Le premier tour de la présidentielle qui se tient dimanche est un nouvel épisode de l’éternel face-à-face entre péronistes et libéraux. Correspondance de Soizic Bonvarlet.

Soizic Bonvarlet  • 21 octobre 2015 abonné·es
L’Argentine sous la menace des « fonds vautours »
© Photo : Abramovich/AFP

Que ce soit le péroniste Daniel Scioli ou le très libéral maire de Buenos Aires, Mauricio Macri, tous deux favoris de la présidentielle du 25 octobre, le vainqueur héritera d’un pays en crise. L’Argentine se débat entre inflation chronique et récession, avec 30 % de la population sous le seuil de pauvreté. Et la baisse du prix des matières premières, notamment du soja, base des exportations nationales, annonce un avenir sombre pour le pays. Surtout avec l’épée de Damoclès que représentent les « fonds vautours », ces créanciers détenteurs de dette souveraine qui ont obtenu de la justice américaine leur remboursement sans renégociation par l’État argentin. Le défi n’est donc pas des moindres pour deux personnalités qui ont des appétences communes, à commencer par le sport et les affaires.
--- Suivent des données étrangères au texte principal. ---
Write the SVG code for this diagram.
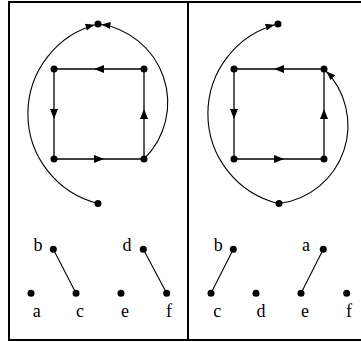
<svg xmlns="http://www.w3.org/2000/svg" width="361" height="342" viewBox="0 0 361 342">
<style>
.frame{stroke:#000;stroke-width:2;fill:none}
.edge{stroke:#000;stroke-width:1.3;fill:none}
.arc{stroke:#000;stroke-width:1.1;fill:none}
.dot{fill:#000}
.lbl{font-family:"Liberation Serif","DejaVu Serif",serif;font-size:18px;fill:#000;text-anchor:middle}
</style>
<defs>
<marker id="tip" viewBox="0 0 9 7" refX="12.5" refY="3.5" markerWidth="9" markerHeight="7" markerUnits="userSpaceOnUse" orient="auto">
<path d="M0,0 L9,3.5 L0,7 z" fill="#000"/>
</marker>
<marker id="mid" viewBox="0 0 10 8" refX="5" refY="4" markerWidth="10" markerHeight="8" markerUnits="userSpaceOnUse" orient="auto">
<path d="M0,0 L10,4 L0,8 z" fill="#000"/>
</marker>
</defs>
<g id="frame">
<path class="frame" d="M9,340 V2 H361 M188,2 V340 M8,340 H361"/>
</g>
<g id="connectors">
<!-- left panel square -->
<path class="edge" marker-mid="url(#mid)" d="M144,69 L99,69 L54,69"/>
<path class="edge" marker-mid="url(#mid)" d="M54,69 L54,114 L54,159"/>
<path class="edge" marker-mid="url(#mid)" d="M54,159 L99,159 L144,159"/>
<path class="edge" marker-mid="url(#mid)" d="M144,159 L144,114 L144,69"/>
<path class="arc" marker-end="url(#tip)" d="M98,203.5 A92.5,92.5 0 0 1 98,24"/>
<path class="arc" marker-end="url(#tip)" d="M144,159 A79.1,79.1 0 0 0 98,24"/>
<!-- right panel square -->
<path class="edge" marker-mid="url(#mid)" d="M324,69 L279,69 L234,69"/>
<path class="edge" marker-mid="url(#mid)" d="M234,69 L234,114 L234,159"/>
<path class="edge" marker-mid="url(#mid)" d="M234,159 L279,159 L324,159"/>
<path class="edge" marker-mid="url(#mid)" d="M324,159 L324,114 L324,69"/>
<path class="arc" marker-end="url(#tip)" d="M278,203.5 A92.5,92.5 0 0 1 278,24"/>
<path class="arc" marker-end="url(#tip)" d="M279,203.5 A78.6,78.6 0 0 0 324,69"/>
<!-- bottom pairs -->
<path class="arc" d="M53.3,249.3 L76,293.3 M143.3,249.3 L166.7,293.3"/>
<path class="arc" d="M233.3,249.3 L211,293.3 M323.3,249.3 L301,293.3"/>
</g>
<g id="L-top"><circle class="dot" cx="98" cy="24" r="3.5"/></g>
<g id="L-tl"><circle class="dot" cx="54" cy="69" r="3.5"/></g>
<g id="L-tr"><circle class="dot" cx="144" cy="69" r="3.5"/></g>
<g id="L-bl"><circle class="dot" cx="54" cy="159" r="3.5"/></g>
<g id="L-br"><circle class="dot" cx="144" cy="159" r="3.5"/></g>
<g id="L-bottom"><circle class="dot" cx="98" cy="203.5" r="3.5"/></g>
<g id="R-top"><circle class="dot" cx="278" cy="24" r="3.5"/></g>
<g id="R-tl"><circle class="dot" cx="234" cy="69" r="3.5"/></g>
<g id="R-tr"><circle class="dot" cx="324" cy="69" r="3.5"/></g>
<g id="R-bl"><circle class="dot" cx="234" cy="159" r="3.5"/></g>
<g id="R-br"><circle class="dot" cx="324" cy="159" r="3.5"/></g>
<g id="R-bottom"><circle class="dot" cx="279" cy="203.5" r="3.5"/></g>
<g id="L-a"><circle class="dot" cx="31" cy="293.3" r="3.5"/><text class="lbl" x="36.7" y="316.5">a</text></g>
<g id="L-b"><circle class="dot" cx="53.3" cy="249.3" r="3.5"/><text class="lbl" x="38" y="250.7">b</text></g>
<g id="L-c"><circle class="dot" cx="76" cy="293.3" r="3.5"/><text class="lbl" x="80" y="316.5">c</text></g>
<g id="L-d"><circle class="dot" cx="143.3" cy="249.3" r="3.5"/><text class="lbl" x="127" y="250.7">d</text></g>
<g id="L-e"><circle class="dot" cx="121" cy="293.3" r="3.5"/><text class="lbl" x="125" y="316.5">e</text></g>
<g id="L-f"><circle class="dot" cx="166.7" cy="293.3" r="3.5"/><text class="lbl" x="169" y="316.5">f</text></g>
<g id="R-b"><circle class="dot" cx="233.3" cy="249.3" r="3.5"/><text class="lbl" x="218.3" y="250.7">b</text></g>
<g id="R-a"><circle class="dot" cx="323.3" cy="249.3" r="3.5"/><text class="lbl" x="306" y="250.7">a</text></g>
<g id="R-c"><circle class="dot" cx="211" cy="293.3" r="3.5"/><text class="lbl" x="217.3" y="316.5">c</text></g>
<g id="R-d"><circle class="dot" cx="256" cy="293.3" r="3.5"/><text class="lbl" x="261" y="316.5">d</text></g>
<g id="R-e"><circle class="dot" cx="301" cy="293.3" r="3.5"/><text class="lbl" x="305" y="316.5">e</text></g>
<g id="R-f"><circle class="dot" cx="346.7" cy="293.3" r="3.5"/><text class="lbl" x="349" y="316.5">f</text></g>
</svg>
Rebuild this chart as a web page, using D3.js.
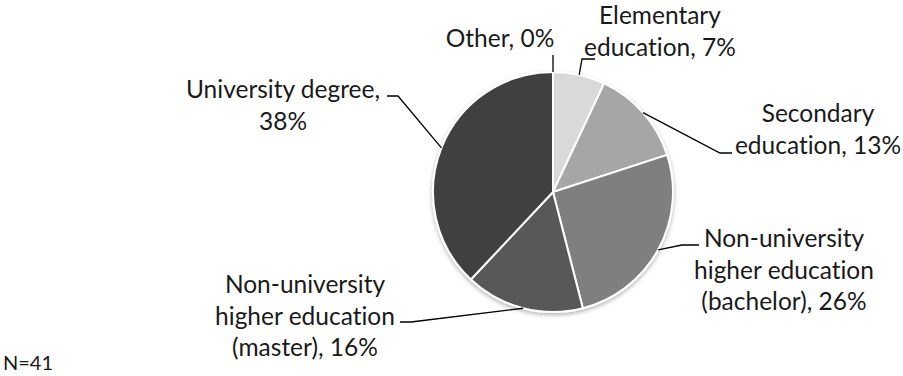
<!DOCTYPE html>
<html><head><meta charset="utf-8">
<script src="https://cdn.jsdelivr.net/npm/d3@7"></script>
<style>body{margin:0;background:#fff}svg{display:block}text{font-family:Lato,"Open Sans",sans-serif;fill:#1a1a1a;font-variant-ligatures:none;font-feature-settings:"liga" 0}</style>
</head><body>
<svg id="c" width="903" height="376"></svg>
<script>
const categories = ["Elementary education", "Secondary education", "Non-university higher education (bachelor)", "Non-university higher education (master)", "University degree", "Other"];
const values = [7, 13, 26, 16, 38, 0];
const labelLines = [
  ["Elementary", "education, 7%"],
  ["Secondary", "education, 13%"],
  ["Non-university", "higher education", "(bachelor), 26%"],
  ["Non-university", "higher education", "(master), 16%"],
  ["University degree,", "38%"],
  ["Other, 0%"]
];
const colors = ["#d9d9d9", "#a6a6a6", "#7f7f7f", "#595959", "#404040", "#f2f2f2"];
const note = "N=41";

// layout (positions only): tx = centre x, ty = first baseline
const cx = 553, cy = 192, R = 120;
const layout = [
  {tx: 660, ty: 24, pts: [[582, 59], [595, 59]]},
  {tx: 818, ty: 122, pts: [[720, 153], [732, 153]]},
  {tx: 784, ty: 247, pts: [[682, 245], [699, 245]]},
  {tx: 305, ty: 293, pts: [[411, 322], [400, 322]]},
  {tx: 283, ty: 98, pts: [[398, 96], [387, 96]]},
  {tx: 500, ty: 47, pts: [[553, 55]]}
];
const lineH = 31.5;

const svg = d3.select("#c");
const defs = svg.append("defs");
const f = defs.append("filter").attr("id", "sh").attr("x", "-20%").attr("y", "-20%").attr("width", "140%").attr("height", "140%");
f.append("feDropShadow").attr("dx", 0).attr("dy", 2).attr("stdDeviation", 2).attr("flood-color", "#000").attr("flood-opacity", 0.3);

const data = categories.map((c, i) => ({c, v: values[i], i}));
const pie = d3.pie().value(d => d.v).sort(null);
const arcs = pie(data);
const arc = d3.arc().innerRadius(0).outerRadius(R);

const g = svg.append("g").attr("transform", `translate(${cx},${cy})`);
const pg = g.append("g").attr("filter", "url(#sh)");
pg.selectAll("path").data(arcs.filter(a => a.data.v > 0)).join("path")
  .attr("d", arc).attr("fill", d => colors[d.data.i])
  .attr("stroke", "#fff").attr("stroke-width", 2).attr("stroke-linejoin", "round");

// leader lines
arcs.forEach((a, i) => {
  const mid = (a.startAngle + a.endAngle) / 2;
  const sx = cx + R * Math.sin(mid), sy = cy - R * Math.cos(mid);
  const pts = [[sx, sy]].concat(layout[i].pts);
  svg.append("path").attr("d", d3.line()(pts)).attr("fill", "none").attr("stroke", "#000").attr("stroke-width", 1.3);
});

// labels
labelLines.forEach((lines, i) => {
  const L = layout[i];
  const t = svg.append("text").attr("text-anchor", "middle").attr("font-size", 24.5);
  lines.forEach((s, k) => {
    t.append("tspan").attr("x", L.tx).attr("y", L.ty + k * lineH).text(s);
  });
});

svg.append("text").attr("x", 3).attr("y", 370).attr("font-size", 20).text(note);
</script>
</body></html>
Mais les similitudes s’arrêtent là. Pour le politologue Mario Riorda, «   Macri incarne le changement total. Il travaille sur des logiques antipartisanes, quand Scioli incarne la continuité du modèle kirchnériste, dans une version plus modérée, à l’image de sa personnalité » .

Daniel Scioli, 58 ans, a d’abord été la star du motonautisme argentin, avant qu’un accident en course le prive de l’usage de son bras droit. Se tournant vers les affaires, il est nommé PDG local de la firme suédoise Electrolux en 1991. Élu député en 1997, il connaît une ascension fulgurante. Secrétaire d’État aux Sports dans le gouvernement d’Eduardo Duhalde en 2002, il devient vice-président de Néstor Kirchner (2003-2007) jusqu’à ce qu’il soit élu gouverneur de la province de Buenos Aires. Son style discret contraste avec la verve anti-impérialiste de Cristina Kirchner, laquelle a d’ailleurs tardé à l’adouber. Et certains doutent de sa capacité à donner de la voix dans le conflit avec les fonds vautours. Issu du monde de l’entreprise, il n’était pas le candidat de la gauche du parti. En revanche, dans l’opposition, il cristallise déjà toutes les haines historiques contre le populisme péroniste.

De l’autre côté, Mauricio Macri, 56 ans, est le fils d’une des familles les plus fortunées d’Argentine. Président du club de football Boca Juniors, où Maradona a laissé l’empreinte de ses exploits, il a su conquérir la classe moyenne. Élu député en 2005, il avait axé sa campagne sur l’insécurité. En jouant du même ressort, il sera élu maire de Buenos Aires en 2007. L’ex-président Néstor Kirchner, mari défunt de Cristina, s’était paradoxalement réjoui de l’ascension de Macri, dans son souhait de voir naître une opposition de droite bien identifiée face aux revendications de justice sociale dont il voulait être le porte-voix. En Argentine, la gauche se divise en deux pôles. D’abord, le kirchnérisme, qui gouverne, affichant les valeurs d’un péronisme progressiste originel – celui des grands acquis sociaux attribués à Juan et à Eva Perón –, à l’inverse de son pendant libéral, incarné dans les années 1990 par Carlos Menem. Suivent une myriade de petits partis, aux références plus européennes, qui ont toujours pâti de la puissance du péronisme. Lors des primaires, le parti socialiste réformiste et le parti de la gauche radicale ont rassemblé chacun 3 % des voix. Des électeurs de la gauche non péroniste qui se reporteront sans doute sur Scioli en cas de ballottage. Selon Mario Riorda, on assiste bien, dans ce duel Scioli/Macri, à la confrontation de deux modèles, l’un s’inscrivant dans la continuité des réformes sociales des Kirchner, quand l’autre représente la composante « libérale et conservatrice de droite », relayant le discours de la mano dura (main de fer), à savoir l’intransigeance sécuritaire.

L’élection pourrait donc être plus serrée que prévu, les deux principaux prétendants étant à la tête de bastions électoraux. Par sa population, la capitale est la deuxième circonscription électorale du pays, derrière la province de Buenos Aires. Si le candidat arrivé troisième, Sergio Massa, a peu de chances d’accéder au second tour avec les 20 % récoltés par sa formation durant les primaires, le report de ses voix est incertain. « Candidat hybride, pur produit du marketing politique », selon Mario Riorda, Massa est l’ancien chef de cabinet de Cristina Kirchner, mais il a fait dissidence en 2010. Continuant à se revendiquer de l’héritage péroniste, il séduit une partie de l’électorat déçu par le kirchnérisme. En outre, par sa position « centriste », qui donne aussi la part belle à la question sécuritaire, il attire une partie de l’opinion de droite. Comme souvent, il se pourrait que le troisième homme fasse basculer l’élection.